Private loans offer two options as it pertains to interest rates: fixed and variable. Fixed interest rates means the rate stays the same throughout the duration of the loan. Variable is the opposite, since the interest rate changes periodically.

An upside to private student loans is individuals can sometimes borrow more than they could with federal loans. That said the borrow limit varies between lenders.

Federal student loans
Federal student loans are funded by the federal government, with interest, and usually the first option for borrowers.

To apply, prospective students fill out the Free Application for Federal Student Aid also known as the FAFSA. The information provided on the form helps states and colleges determine the applicants eligibility.

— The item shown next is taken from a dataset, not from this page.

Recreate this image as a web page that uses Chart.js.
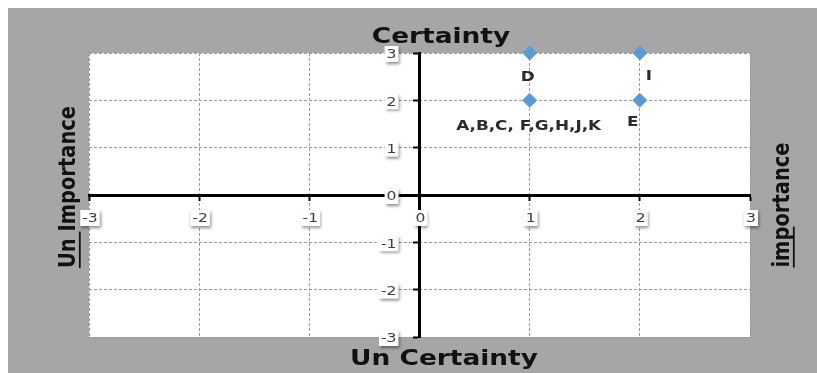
<!DOCTYPE html>
<html>
<head>
<meta charset="utf-8">
<title>Certainty / Importance</title>
<script src="https://cdn.jsdelivr.net/npm/chart.js@4.4.1/dist/chart.umd.min.js"></script>
<style>
  html, body { margin: 0; padding: 0; background: #fff; }
  #wrap { position: absolute; left: 8px; top: 8px; }
</style>
</head>
<body>
<div id="wrap"><canvas id="quadChart" width="809" height="365"></canvas></div>
<script>
// data
const xTicks = [-3, -2, -1, 0, 1, 2, 3];
const yTicks = [-3, -2, -1, 0, 1, 2, 3];
const pointX = [1, 2, 1, 2];
const pointY = [3, 3, 2, 2];
const pointNames = ['D', 'I', 'A,B,C, F,G,H,J,K', 'E'];

// label offsets from each point, in px (style only)
const nameOffsets = [[-2, 24], [9, 23], [-1, 26], [-7, 22]];

const STRETCH = 1.2;   // the reference text looks stretched sideways
const BG = '#a6a6a6';
const GRID = '#9a9a9a';
const MARKER = '#5b9bd5';

function drawText(ctx, text, x, y, opts) {
  ctx.save();
  ctx.translate(x, y);
  ctx.scale(STRETCH, 1);
  if (opts.rot) ctx.rotate(opts.rot);
  ctx.font = opts.font;
  ctx.fillStyle = opts.color || '#000';
  ctx.textAlign = 'center';
  ctx.textBaseline = opts.baseline || 'alphabetic';
  ctx.fillText(text, 0, 0);
  if (opts.underline) {
    const w = ctx.measureText(text).width;
    const u = ctx.measureText(opts.underline).width;
    ctx.strokeStyle = ctx.fillStyle;
    ctx.lineWidth = 1.5;
    ctx.beginPath();
    ctx.moveTo(-w / 2, 4);
    ctx.lineTo(-w / 2 + u, 4);
    ctx.stroke();
  }
  ctx.restore();
}

function tickBox(ctx, text, cx, cy, align) {
  ctx.save();
  ctx.font = '13px "DejaVu Sans"';
  const w = ctx.measureText(text).width * STRETCH + 4;
  const h = 16;
  const left = align === 'right' ? cx - w : cx - w / 2;
  ctx.shadowColor = 'rgba(0,0,0,0.45)';
  ctx.shadowBlur = 3;
  ctx.shadowOffsetX = 1;
  ctx.shadowOffsetY = 2;
  ctx.fillStyle = '#fff';
  ctx.fillRect(left, cy - h / 2, w, h);
  ctx.restore();
  drawText(ctx, text, left + w / 2, cy + 1, {
    font: '13px "DejaVu Sans"', color: '#3c3c3c', baseline: 'middle'
  });
}

const quadPlugin = {
  id: 'quad',
  beforeDraw(chart) {
    const { ctx, chartArea: a } = chart;
    ctx.save();
    ctx.fillStyle = BG;
    ctx.fillRect(0, 0, chart.width, chart.height);
    ctx.fillStyle = '#fff';
    ctx.fillRect(a.left, a.top, a.right - a.left, a.bottom - a.top);
    ctx.restore();
  },
  afterDraw(chart) {
    const ctx = chart.ctx;
    const xs = chart.scales.x, ys = chart.scales.y;
    const x0 = xs.getPixelForValue(0), y0 = ys.getPixelForValue(0);

    xs.ticks.forEach(t => tickBox(ctx, String(t.value), xs.getPixelForValue(t.value) + 1, y0 + 23));
    ys.ticks.forEach(t => tickBox(ctx, String(t.value), x0 - 21, ys.getPixelForValue(t.value) + 1, 'right'));

    // point names
    pointNames.forEach((name, i) => {
      const px = xs.getPixelForValue(pointX[i]) + nameOffsets[i][0];
      const py = ys.getPixelForValue(pointY[i]) + nameOffsets[i][1];
      drawText(ctx, name, px, py, { font: 'bold 14px "DejaVu Sans"', color: '#2b2b2b', baseline: 'middle' });
    });

    // axis titles
    const tf = 'bold 22px "DejaVu Sans"';
    drawText(ctx, 'Certainty', 433, 35, { font: tf, color: '#111' });
    drawText(ctx, 'Un Certainty', 436, 357, { font: tf, color: '#111' });
    drawText(ctx, 'Un Importance', 67, 179, { font: 'bold 19.5px "DejaVu Sans"', color: '#111', rot: -Math.PI / 2, underline: 'Un ' });
    drawText(ctx, 'importance', 781, 197, { font: 'bold 19.5px "DejaVu Sans"', color: '#111', rot: -Math.PI / 2, underline: 'imp' });
  }
};

function gridColor(c) {
  return c.tick && c.tick.value === 0 ? 'rgba(0,0,0,0)' : GRID;
}

new Chart(document.getElementById('quadChart'), {
  type: 'scatter',
  data: {
    datasets: [{
      data: pointX.map((x, i) => ({ x, y: pointY[i] })),
      pointStyle: 'rectRot',
      radius: 7,
      hoverRadius: 7,
      backgroundColor: MARKER,
      borderColor: MARKER,
      borderWidth: 1,
      clip: false
    }]
  },
  options: {
    responsive: false,
    animation: false,
    layout: { padding: { left: 81, top: 45, right: 67, bottom: 36 } },
    plugins: {
      legend: { display: false },
      tooltip: { enabled: false }
    },
    scales: {
      x: {
        type: 'linear',
        min: -3,
        max: 3,
        position: { y: 0 },
        afterBuildTicks: s => { s.ticks = xTicks.map(v => ({ value: v })); },
        ticks: { display: false },
        grid: { color: gridColor, lineWidth: 1, tickLength: 4, tickColor: '#000', tickWidth: 2 },
        border: { color: '#000', width: 3, dash: [3, 2] }
      },
      y: {
        type: 'linear',
        min: -3,
        max: 3,
        position: { x: 0 },
        afterBuildTicks: s => { s.ticks = yTicks.map(v => ({ value: v })); },
        ticks: { display: false },
        grid: { color: gridColor, lineWidth: 1, tickLength: 5, tickColor: '#000', tickWidth: 2 },
        border: { color: '#000', width: 3, dash: [3, 2] }
      }
    }
  },
  plugins: [quadPlugin]
});
</script>
</body>
</html>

Benefits of federal student loans include fixed interest rates and income-driven repayment plans, which allow borrowers to pay back based on their income.

There are four types of federal student loans available, which include:

  • Direct Subsidized Loans: For students who can demonstrate financial need
  • Direct Unsubsidized Loans: these loans are extended to anyone in need of financial aid but aren’t based on financial need
  • Direct PLUS Loans: These loans are targeted at students who need help with education expenses not covered by financial aid. Credit checks are required and there are minimum requirements.
  • Direct Consolidation Loans: All eligible student loans can be consolidated or bundled into a single loan with this option.

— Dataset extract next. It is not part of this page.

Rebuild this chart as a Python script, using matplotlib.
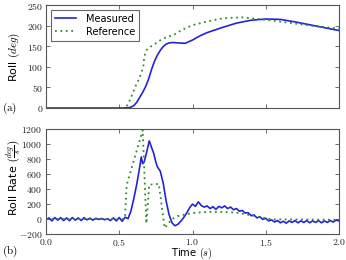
import numpy as np
import matplotlib
matplotlib.use("Agg")
import matplotlib.pyplot as plt
from matplotlib.ticker import FuncFormatter

plt.rcParams['mathtext.fontset'] = 'cm'
plt.rcParams['font.family'] = ['DejaVu Sans']

# ---- data ----
t_roll_meas = [0.0, 0.5, 0.56, 0.58, 0.60, 0.62, 0.64, 0.66, 0.68, 0.70, 0.72, 0.74,
               0.76, 0.78, 0.80, 0.82, 0.84, 0.87, 0.90, 0.95, 1.0, 1.05, 1.1, 1.2,
               1.3, 1.4, 1.5, 1.6, 1.7, 1.8, 1.9, 2.0]
roll_meas = [0, 0, 0.5, 2, 6, 14, 26, 38, 52, 70, 93, 113,
             128, 140, 149, 155, 158, 159, 158, 157, 165, 175, 183, 195,
             206, 213, 216, 215, 209, 202, 195, 188]

t_roll_ref = [0.0, 0.53, 0.545, 0.56, 0.58, 0.61, 0.64, 0.664, 0.671, 0.687, 0.71,
              0.733, 0.77, 0.80, 0.87, 0.93, 1.0, 1.1, 1.21, 1.34, 1.45, 1.55, 1.7,
              1.85, 2.0]
roll_ref = [0, 0, 2, 10, 25, 52, 74, 100, 125, 141, 148,
            153, 162, 169, 177, 190, 201, 210, 218, 220, 216, 212, 205,
            198, 193]

t_rate_meas = [0.00, 0.02, 0.04, 0.06, 0.08, 0.10, 0.12, 0.14, 0.16, 0.18, 0.20,
               0.22, 0.24, 0.26, 0.28, 0.30, 0.32, 0.34, 0.36, 0.38, 0.40, 0.42,
               0.44, 0.46, 0.48, 0.50, 0.52, 0.54, 0.56, 0.58, 0.60, 0.62, 0.64,
               0.65, 0.66, 0.67, 0.69, 0.705, 0.72, 0.735, 0.75, 0.76, 0.78, 0.79,
               0.80, 0.82, 0.84, 0.86, 0.88, 0.90, 0.92, 0.94, 0.96, 0.98, 1.00,
               1.02, 1.04, 1.06, 1.08, 1.10, 1.12, 1.14, 1.16, 1.18, 1.20, 1.22,
               1.24, 1.26, 1.28, 1.30, 1.32, 1.34, 1.36, 1.38, 1.40, 1.42, 1.44,
               1.46, 1.48, 1.50, 1.52, 1.54, 1.56, 1.58, 1.60, 1.62, 1.64, 1.66,
               1.68, 1.70, 1.72, 1.74, 1.76, 1.78, 1.80, 1.82, 1.84, 1.86, 1.88,
               1.90, 1.92, 1.94, 1.96, 1.98, 2.00]
rate_meas = [-10, 15, -25, 20, -15, 18, -20, 15, -22, 20, -15, 15, -20, 18, -10,
             12, -15, 10, -5, 8, -10, 5, -20, 15, -25, 20, -30, 25, 5, 110, 280,
             470, 700, 830, 740, 760, 920, 1045, 960, 880, 760, 700, 640, 560,
             480, 240, 60, -50, -90, -70, -30, 20, 80, 150, 200, 170, 230, 180,
             160, 175, 140, 165, 130, 170, 150, 175, 140, 160, 125, 140, 105, 115,
             80, 85, 45, 55, 15, 30, -5, 10, -25, -10, -40, -20, -50, -30, -55,
             -25, -45, -20, -50, -25, -45, -20, -50, -25, -45, -20, -50, -25, -45,
             -20, -40, -15, -25]

t_rate_ref = [0.0, 0.53, 0.54, 0.55, 0.66, 0.685, 0.705, 0.77, 0.81, 0.86, 0.9,
              1.0, 1.1, 1.2, 1.3, 1.4, 1.5, 1.55, 1.7, 2.0]
rate_ref = [0, 0, 30, 450, 1190, -60, 460, 470, -120, 0, 40,
            80, 95, 95, 85, 50, 10, -5, -5, -10]

blue = '#2323dc'
green = '#2e8b2e'

fig = plt.figure(figsize=(3.46, 2.6), dpi=100)
ax1 = fig.add_axes([46/346, 1-108/260, 293/346, 103/260])
ax2 = fig.add_axes([46/346, 1-234/260, 293/346, 104.7/260])

ax1.plot(t_roll_meas, roll_meas, color=blue, lw=1.2, label='Measured')
ax1.plot(t_roll_ref, roll_ref, color=green, lw=1.3, ls=(0, (1, 2)), label='Reference')
ax2.plot(t_rate_meas, rate_meas, color=blue, lw=1.2)
ax2.plot(t_rate_ref, rate_ref, color=green, lw=1.3, ls=(0, (1, 2)))

mfmt = FuncFormatter(lambda v, p: r'$%g$' % v if abs(v) >= 1e-9 else r'$0$')
xfmt = FuncFormatter(lambda v, p: r'$%.1f$' % v)

ax1.set_xlim(0, 2)
ax1.set_ylim(0, 250)
ax1.set_yticks([0, 50, 100, 150, 200, 250])
ax1.set_xticks([0, 0.5, 1.0, 1.5, 2.0])
ax1.set_xticklabels([])
ax1.yaxis.set_major_formatter(mfmt)

ax2.set_xlim(0, 2)
ax2.set_ylim(-200, 1200)
ax2.set_yticks([-200, 0, 200, 400, 600, 800, 1000, 1200])
ax2.set_xticks([0, 0.5, 1.0, 1.5, 2.0])
ax2.yaxis.set_major_formatter(mfmt)
ax2.xaxis.set_major_formatter(xfmt)

for ax in (ax1, ax2):
    ax.tick_params(direction='in', top=True, right=True, labelsize=7,
                   length=3, width=0.6, color='#555555', pad=2, labelcolor='#222222')
    for s in ax.spines.values():
        s.set_color('#555555')
        s.set_linewidth(0.8)
ax2.tick_params(axis='x', pad=2)
ax2.tick_params(axis='y', pad=2.5)

leg = ax1.legend(loc='upper left', fontsize=7, handlelength=2.2,
                 borderpad=0.4, labelspacing=0.3, handletextpad=1.0,
                 bbox_to_anchor=(0.0, 1.0), fancybox=False)
leg.get_frame().set_edgecolor('#444444')
leg.get_frame().set_linewidth(0.8)

fig.text(14/346, 1-57/260, r'Roll $(deg)$', rotation=90, ha='center', va='center', fontsize=8)
fig.text(14/346, 1-178/260, r'Roll Rate $\left(\frac{deg}{s}\right)$', rotation=90,
         ha='center', va='center', fontsize=8)
fig.text(192/346, 1-253/260, r'Time $(s)$', ha='center', va='center', fontsize=7.2)
fig.text(10/346, 1-251.5/260, r'$\mathrm{(b)}$', ha='center', va='center', fontsize=8)
fig.text(10/346, 1-108/260, r'$\mathrm{(a)}$', ha='center', va='center', fontsize=8)

fig.savefig('out.png', dpi=100)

Repayments Of Student Loans

As with any loan, student loans typically have to be repaid with interest. The main difference between student loan repayments and car loans, for instance, is that repayment can sometimes be deferred, especially with federal loans. In other words, loan repayments may not commence until the borrower has finished school or stops attending. That said, some private loans require repayment while the borrower is studying.

The interest rate for student loans hinges on the lender and the terms they set. As mentioned earlier, some loans may have fixed interest rates, while others may be variable.

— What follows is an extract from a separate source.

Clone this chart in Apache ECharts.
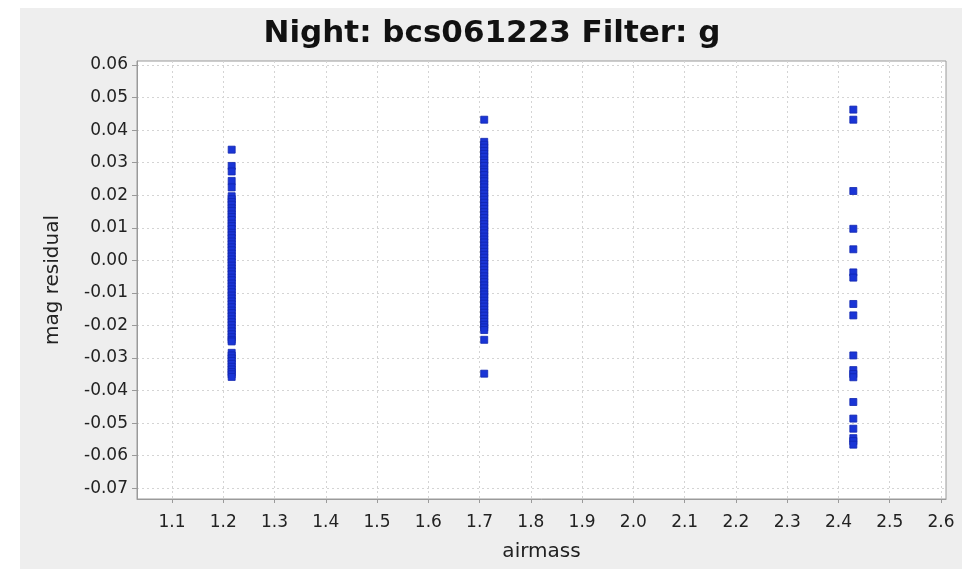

In some cases, federal loans may be forgiven, especially for those who work in certain professions, such as teachers or public service workers.

Weighing The Risks And Rewards

As with any loan, it’s important to weigh the risks before committing to student loans. That means evaluating the true cost over the lifetime of the loan. There are student loan calculators that can help with this math. Consider using the Department of Education’s loan simulator to get an idea of what loan repayment schedules might look like.

It’s also essential to think about how much income will go towards repayment, and how that may impact your future finances. In addition, to ensure there’s a return on investment on the loan, think about how much you could potentially make in the tentative career the loan helps you establish. Also, work towards getting the best possible rates and lowest fees on the loan. Finally, making extra payments could lead to paying less in interest throughout the lifetime of the loan, but borrowers of government loans should consider the loan forgiveness policies that may be available to them. It may not make sense to pay extra if your loan will be forgiven due to public service loan forgiveness (for employees of public entities), so be sure to consider your options carefully. Consider consulting a financial planner to help in the decision making process.